With the growing dependency on data resources, with rapidly increasing volume and complexity - data quality (DQ) is of greater concern. This study observes the degradation of data accuracy over time, due to changes in the real-world entities or behaviors that the data describes. Even if data is captured correctly, the real-world state may change over time. If the data is not updated accordingly, it may no longer reflect the real-world state correctly, and become inaccurate. Obviously, decisions that rely on inaccurate data might lead to fault decisions, often with major negative consequences. The goal of this study is to develop a model that reflects DQ as a dynamic process, and may help assessing and predicting accuracy degradation over time. Another important aspect addressed by this study is the substantial cost-benefit tradeoffs associated with DQ improvement. The task of detecting and correcting accuracy defects, by comparing data to the corresponding real-world`s values, is expensive and resource-demanding. The model developed in this study may help assessing whether the benefits from DQ improvement justify the associated costs, and recommend the optimal point in time at which data values should be evaluated and possibly reacquired.
The model takes continuous-time Markov chain approach, assuming a finite number of states, each reflecting a possible value of a certain key data attribute. The probabilities of transitioning between states are known, stable, and independent of past transitions, and the time spent in each state is exponentially distributed. The model assumes some known damage in cases where the data state does not meet the real-world value. The damage is state-dependent and described as a non-decreasing (possibly constant) function of time. Under those assumptions, it is possible to estimate the expected damage of a data record, given its current state and the time passed since the last transition. The decision whether or not to correct the data can now be evaluated by comparing the potential benefits of correcting (the elimination of potential damage), versus the correction cost.
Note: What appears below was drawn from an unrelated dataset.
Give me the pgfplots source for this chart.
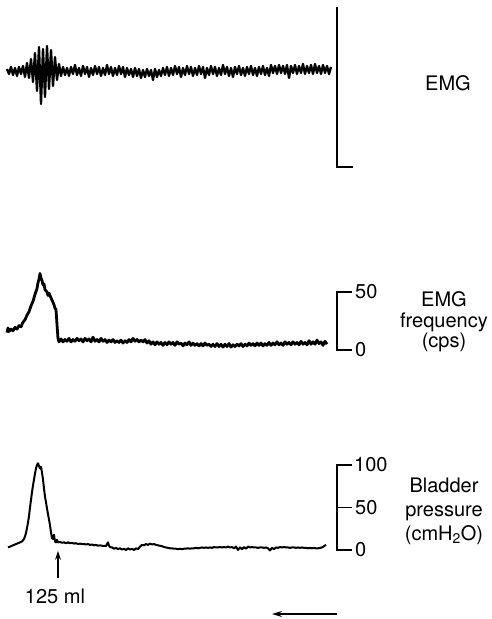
\documentclass[border=0pt]{standalone}
\usepackage{fontspec}
\setmainfont{TeX Gyre Heros}
\usepackage{pgfplots}
\pgfplotsset{compat=1.18}
\usetikzlibrary{arrows.meta}

\pgfplotsset{
  trace/.style={axis lines=none, scale only axis, clip=false, anchor=south west,
    xmin=7, xmax=337, width=330pt},
}
\tikzset{
  scalebar/.style={line width=1.3pt, black},
  lbl/.style={font=\fontsize{20}{21}\selectfont, inner sep=0pt},
}

\begin{document}
\begin{tikzpicture}
\path[use as bounding box] (0,0) rectangle (491pt,619pt);

% EMG
\begin{axis}[trace, at={(7pt,452pt)}, height=160pt, ymin=-96, ymax=64]
\addplot[black, line width=2.3pt, line join=round] coordinates {
(7,2) (9,-3) (11,4) (13,-4) (15,3) (17,-5) (19,4) (21,-3) (23,5) (25,-6)
(27,8) (29,-7) (31,12) (33,-11) (35,18) (37,-20) (39,24) (41,-33) (43,22) (45,-26)
(47,25) (49,-18) (51,21) (53,-15) (55,14) (57,-9) (59,7) (61,-5) (63,4) (65,-4)
(67,3) (69,-5) (71,4) (73,-3) (75,6) (77,-4) (79,3) (81,-5) (83,5) (85,-3)
(87,4) (89,-6) (91,3) (93,-4) (95,5) (97,-3) (99,4) (101,-5) (103,3) (105,-4)
(107,6) (109,-3) (111,4) (113,-5) (115,3) (117,-4) (119,5) (121,-3) (123,4) (125,-6)
(127,3) (129,-4) (131,2) (133,-6) (135,3) (137,-5) (139,2) (141,-7) (143,1) (145,-6)
(147,2) (149,-5) (151,1) (153,-9) (155,2) (157,-6) (159,1) (161,-5) (163,3) (165,-4)
(167,4) (169,-5) (171,3) (173,-4) (175,5) (177,-3) (179,4) (181,-6) (183,3) (185,-4)
(187,5) (189,-3) (191,4) (193,-5) (195,3) (197,-4) (199,5) (201,-3) (203,4) (205,-7)
(207,3) (209,-4) (211,5) (213,-3) (215,4) (217,-5) (219,3) (221,-4) (223,6) (225,-3)
(227,4) (229,-5) (231,3) (233,-6) (235,4) (237,-3) (239,5) (241,-4) (243,3) (245,-5)
(247,4) (249,-3) (251,5) (253,-4) (255,3) (257,-5) (259,4) (261,-3) (263,5) (265,-4)
(267,3) (269,-5) (271,6) (273,-2) (275,5) (277,-3) (279,6) (281,-2) (283,5) (285,-3)
(287,6) (289,-7) (291,5) (293,-2) (295,6) (297,-3) (299,5) (301,-2) (303,7) (305,-3)
(307,5) (309,-2) (311,6) (313,-3) (315,7) (317,-2) (319,5) (321,-3) (323,6) (325,-2)
(327,5) (329,-3) (331,4)
};
\draw[scalebar] (axis cs:337,64) -- (axis cs:337,-96) -- (axis cs:353,-96);
\node[lbl] at (axis cs:448,-12) {EMG};
\end{axis}

% EMG frequency
\begin{axis}[trace, at={(7pt,269pt)}, height=58pt, ymin=0, ymax=50]
\addplot[black, line width=2.8pt, line join=round] coordinates {
(7,15) (8,19) (9,16) (11,18) (13,16.5) (15,19.5) (17,18) (19,21) (21,20) (23,24)
(25,26) (27,30) (29,33) (31,38) (33,42) (35,48) (37,53) (38,58) (39,61) (40,66)
(41,62) (42,60) (43,56) (44,57) (45,52) (47,50) (48,47) (49,49) (51,45) (53,41)
(54,39) (55,36) (56,35) (57,22) (58,10) (59,7)
(61,9.5) (63,7) (65,9) (67,7.5) (69,10) (71,7) (73,9) (75,7.5) (77,10) (79,8)
(81,9.5) (83,7) (85,10) (87,8) (89,9.5) (91,7) (93,11) (95,7.5) (97,9) (99,7)
(101,10) (103,7.5) (105,9) (107,6.5) (109,8.5) (111,7) (113,9) (115,6.5) (117,8) (119,6.5)
(121,8.5) (123,6) (125,8) (127,6.5) (129,9) (131,7) (133,10) (135,7.5) (137,9) (139,7)
(141,8.5) (143,7) (145,9) (147,6) (149,8) (151,5) (153,7) (155,4.5) (157,7) (159,5)
(161,6.5) (163,4) (165,6.5) (167,4.5) (169,7) (171,5) (173,6.5) (175,4) (177,7) (179,5)
(181,6) (183,3.5) (185,6) (187,4.5) (189,7) (191,4) (193,6) (195,4) (197,5.5) (199,3.5)
(201,5.5) (203,3.5) (205,6) (207,4) (209,5) (211,3) (213,5) (215,3) (217,5.5) (219,3)
(221,5) (223,2.5) (225,5) (227,3) (229,5.5) (231,2.5) (233,4.5) (235,3) (237,5) (239,3.5)
(241,5.5) (243,3) (245,5) (247,3.5) (249,6) (251,4) (253,5.5) (255,3.5) (257,6) (259,4)
(261,6) (263,3.5) (265,5.5) (267,4) (269,6.5) (271,4) (273,6) (275,4.5) (277,7) (279,4.5)
(281,6) (283,4) (285,7) (287,5) (289,6.5) (291,4.5) (293,7) (295,5) (297,6.5) (299,4.5)
(301,7.5) (303,5) (305,6.5) (307,4.5) (309,8) (311,5) (313,7) (315,5) (317,8.5) (319,5.5)
(321,7) (323,4) (325,7.5) (327,5)
};
\draw[scalebar] (axis cs:352,50) -- (axis cs:337,50) -- (axis cs:337,0) -- (axis cs:352,0);
\node[lbl, anchor=west] at (axis cs:355,50) {50};
\node[lbl, anchor=west] at (axis cs:355,0) {0};
\node[lbl, align=center, font=\fontsize{20}{20.5}\selectfont] at (axis cs:444,24) {EMG\\frequency\\(cps)};
\end{axis}

% Bladder pressure
\begin{axis}[trace, at={(7pt,69pt)}, height=85pt, ymin=0, ymax=100]
\addplot[black, line width=2pt, line join=round] coordinates {
(8,3) (10,4) (12,5) (14,6) (16,7) (18,8) (20,9) (22,10) (24,13) (25,16)
(26,20) (27,26) (28,32) (29,40) (30,50) (31,59) (32,68) (33,76) (34,83) (35,90)
(36,96) (37,100) (38,102) (39,99) (40,96) (41,98) (42,91) (43,83) (44,72) (45,63)
(46,56) (47,49) (48,42) (49,36) (50,29) (51,21) (52,14) (53,13) (54,18) (55,10)
(56,9) (57,12) (58,9) (60,9.5) (62,8.5) (64,9) (66,8) (68,9) (70,8) (72,8.5)
(74,7.5) (76,8) (78,7) (80,7.5) (82,7) (84,7) (86,6.5) (88,7) (90,6) (92,6.5)
(94,5.5) (96,6) (98,5) (100,5.5) (102,5) (104,5) (106,4.5) (107,7) (108,9) (109,5)
(110,3.5) (112,3) (114,1.5) (116,2.5) (118,1) (120,2) (122,0.5) (124,1.5) (126,0) (128,2)
(130,0.5) (132,1.5) (134,0) (136,2) (138,1) (140,4) (142,6) (144,5.5) (146,7) (148,6)
(150,7.5) (152,6.5) (154,7) (156,6) (158,5.5) (160,5) (162,4.5) (164,3.5) (166,3) (168,2.5)
(170,2) (172,2) (174,1.5) (176,1.5) (178,1) (180,1.5) (182,1) (184,1.5) (186,1.5) (188,2)
(190,1.5) (192,2) (194,2) (196,2.5) (198,2) (200,2.5) (202,3) (204,2.5) (206,3) (208,2.5)
(210,3) (212,2.5) (214,3.5) (216,3) (218,3) (220,3.5) (222,3) (224,3.5) (226,3) (228,4)
(230,3) (232,3.5) (234,2) (236,4) (238,0) (240,3) (242,1) (244,3.5) (246,1.5) (248,4)
(250,3) (252,3.5) (254,3) (256,3) (258,2.5) (260,3) (262,3) (264,2.5) (266,3) (268,2)
(270,-0.5) (272,2.5) (274,1) (276,3) (278,2.5) (280,3.5) (282,3) (284,3.5) (286,3) (288,3)
(290,2.5) (292,3) (294,3) (296,2.5) (298,3) (300,2.5) (302,3) (304,2.5) (306,2.5) (308,2)
(310,2.5) (312,2) (314,2.5) (316,2) (318,2) (320,2.5) (322,3) (324,4.5) (326,6)
};
\draw[scalebar] (axis cs:352,100) -- (axis cs:337,100) -- (axis cs:337,0) -- (axis cs:352,0);
\draw[scalebar] (axis cs:337,50) -- (axis cs:352,50);
\node[lbl, anchor=west] at (axis cs:354,100) {100};
\node[lbl, anchor=west] at (axis cs:355,50) {50};
\node[lbl, anchor=west] at (axis cs:355,0) {0};
\node[lbl, align=center, font=\fontsize{20}{24}\selectfont] at (axis cs:444,46) {Bladder\\pressure\\(cmH\textsubscript{2}O)};
\draw[line width=1.3pt, -{Stealth[length=9pt,width=6pt]}] (axis cs:58,-33) -- (axis cs:58,-1);
\node[lbl] at (axis cs:55,-55) {125 ml};
\draw[line width=1.3pt, -{Stealth[length=10pt,width=6pt]}] (axis cs:337,-75.3) -- (axis cs:272,-75.3);
\end{axis}
\end{tikzpicture}
\end{document}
The model is evaluated with a real-world dataset that captures the workflow of a relevant business scenario. The dataset reflects the activity of a firm that handles insurance claims, where as part of the claim-handling process employees have to update the insurant`s status if changed. Insurants often neglect to report their current status; hence, the dataset is subject to major inaccuracies, which often translate to major monetary losses for the company. Contacting Insurants and updating their details is costly and time consuming. Currently the contact decision is guided by some heuristics that are based on employees` experience. The goal of the empirical evaluation is to assess the model`s feasibility and potential contribution, by evaluating its performance in predicting status transitions versus the current heuristic, and the potential time and cost saving associated with such prediction.